There is a threat to the tapioca crop in the State from the African cassava mosaic virus, plant pathologists who spoke at a two-day symposium on ‘Changing plant disease scenario in relation to climate change' that drew to a close at the Indian Institute of Spices Research (IISR) here on Saturday said.

The plant pathologists reported that the African cassava mosaic virus was the latest disease-causing agent that could affect tapioca crops. The Indian cassava mosaic virus and the Sri Lankan cassava mosaic virus were already known to affect tapioca owing to rise in temperature and carbon dioxide levels.

Proper surveillance and monitoring were the only possible ways to check new emerging diseases, the participating agricultural scientists said. The symposium recommended that a holistic approach be formulated for tackling diseases resulting from climate change.

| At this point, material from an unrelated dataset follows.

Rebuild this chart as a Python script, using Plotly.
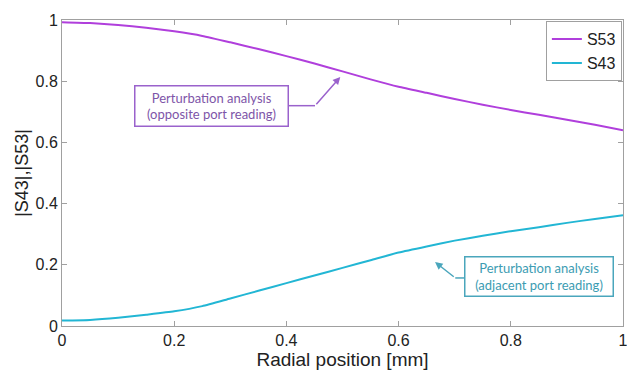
import plotly.graph_objects as go

x_mm = [0, 0.05, 0.1, 0.15, 0.2, 0.25, 0.3, 0.35, 0.4, 0.45, 0.5,
        0.55, 0.6, 0.65, 0.7, 0.75, 0.8, 0.85, 0.9, 0.95, 1.0]
s53 = [0.993, 0.990, 0.984, 0.975, 0.963, 0.948, 0.927, 0.905, 0.882, 0.858, 0.832,
       0.806, 0.782, 0.762, 0.742, 0.723, 0.706, 0.690, 0.674, 0.658, 0.640]
s43 = [0.018, 0.020, 0.027, 0.037, 0.048, 0.065, 0.090, 0.115, 0.140, 0.165, 0.190,
       0.215, 0.240, 0.260, 0.279, 0.295, 0.310, 0.323, 0.337, 0.350, 0.362]
tick_vals = [0, 0.2, 0.4, 0.6, 0.8, 1]
tick_text = ["0", "0.2", "0.4", "0.6", "0.8", "1"]

C53 = "#B03FDC"
C43 = "#22B6D4"
P_TXT = "#7E55A8"
P_BOX = "#9A62CC"
C_TXT = "#3C9CB2"
C_BOX = "#4AA6BC"

fig = go.Figure()
fig.add_trace(go.Scatter(x=x_mm, y=s53, mode="lines", name="S53",
                         line=dict(color=C53, width=2, shape="spline", smoothing=0.5)))
fig.add_trace(go.Scatter(x=x_mm, y=s43, mode="lines", name="S43",
                         line=dict(color=C43, width=2, shape="spline", smoothing=0.5)))

axis_common = dict(range=[0, 1], tickvals=tick_vals, ticktext=tick_text,
                   showgrid=False, zeroline=False, showline=True, linecolor="#A0A0A0",
                   linewidth=1, mirror="ticks", ticks="inside", ticklen=5,
                   tickcolor="#A0A0A0", automargin=False,
                   tickfont=dict(family="Liberation Sans, Arial", size=16, color="#222"))

fig.update_xaxes(**axis_common,
                 title=dict(text="Radial position [mm]", standoff=0,
                            font=dict(family="Liberation Sans, Arial", size=19, color="#222")))
fig.update_yaxes(**axis_common,
                 title=dict(text="|S43|,|S53|", standoff=2,
                            font=dict(family="Liberation Sans, Arial", size=18, color="#222")))

ann_font = "Lato, Noto Sans"
# purple annotation box
fig.add_annotation(x=0.266, y=0.719, xref="x", yref="y", showarrow=False,
                   text="Perturbation analysis<br>(opposite port reading)",
                   font=dict(family=ann_font, size=13, color=P_TXT),
                   bordercolor=P_BOX, borderwidth=1.5, borderpad=3, bgcolor="white",
                   width=146, height=33)
fig.add_shape(type="line", x0=0.402, y0=0.72, x1=0.451, y1=0.72, xref="x", yref="y",
              line=dict(color=P_BOX, width=1.5))
fig.add_annotation(x=0.496, y=0.814, ax=0.451, ay=0.72, xref="x", yref="y",
                   axref="x", ayref="y", text="", showarrow=True, arrowhead=2,
                   arrowsize=1, arrowwidth=1.5, arrowcolor=P_BOX)

# cyan annotation box
fig.add_annotation(x=0.850, y=0.163, xref="x", yref="y", showarrow=False,
                   text="Perturbation analysis<br>(adjacent port reading)",
                   font=dict(family=ann_font, size=13, color=C_TXT),
                   bordercolor=C_BOX, borderwidth=1.5, borderpad=3, bgcolor="white",
                   width=141, height=32)
fig.add_shape(type="line", x0=0.719, y0=0.157, x1=0.701, y1=0.157, xref="x", yref="y",
              line=dict(color=C_BOX, width=1.5))
fig.add_annotation(x=0.665, y=0.209, ax=0.701, ay=0.157, xref="x", yref="y",
                   axref="x", ayref="y", text="", showarrow=True, arrowhead=2,
                   arrowsize=1, arrowwidth=1.5, arrowcolor=C_BOX)

# page body has a default ~8px margin; size the figure to fit the 635x375 window
fig.update_layout(
    width=627, height=367,
    margin=dict(l=54, r=12, t=12, b=49, autoexpand=False),
    paper_bgcolor="white", plot_bgcolor="white",
    showlegend=True,
    legend=dict(x=0.998, y=0.996, xanchor="right", yanchor="top",
                bordercolor="#A0A0A0", borderwidth=1, bgcolor="white",
                font=dict(family="Liberation Sans, Arial", size=16, color="#222"),
                itemwidth=30, tracegroupgap=0),
)

fig.write_html("out.html")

The participants suggested that policymakers take into consideration the views of farmers, researchers and people from the agriculture and related fields while planning and executing programmes related to climate change.

Rise in temperature

Experts said the increase in temperature by 0.5 degree Celsius had lead to a decrease in production of wheat by 0.45 tonnes a hectare and a 25 to 30 per cent fall in sugarcane yield from a hectare in the country.

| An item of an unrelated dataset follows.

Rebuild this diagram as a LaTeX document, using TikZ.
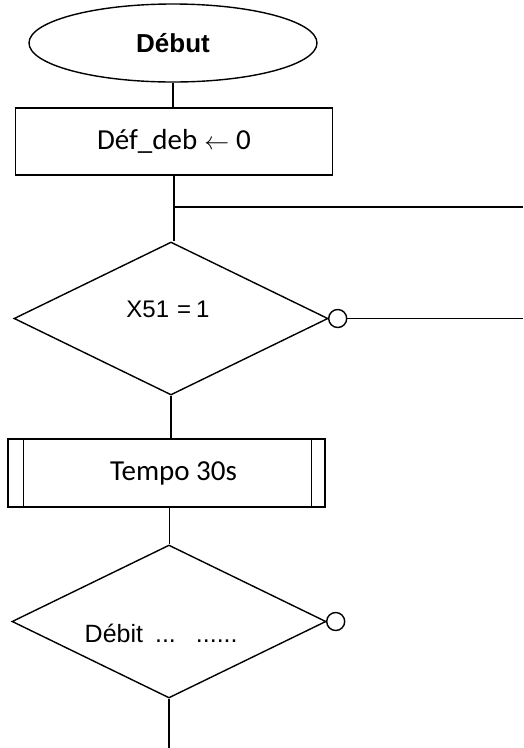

There was a paradigm shift in the nature, time and type of occurrence of viral and other diseases of various crops owing to climate change, the experts said.

The symposium called for setting up a forewarning system to manage crop diseases and expressed concern over the impact of climate change on food production in the country.

The experts hoped that powerful and cost-effective diagnostic methods would help in easy detection of the pathogens. They called for development and popularisation of economical, ready-to-use virus detection kits among the farming community.

The changing climatic conditions also necessitated more appropriate cold storage facilities to avoid losses during storage of grains.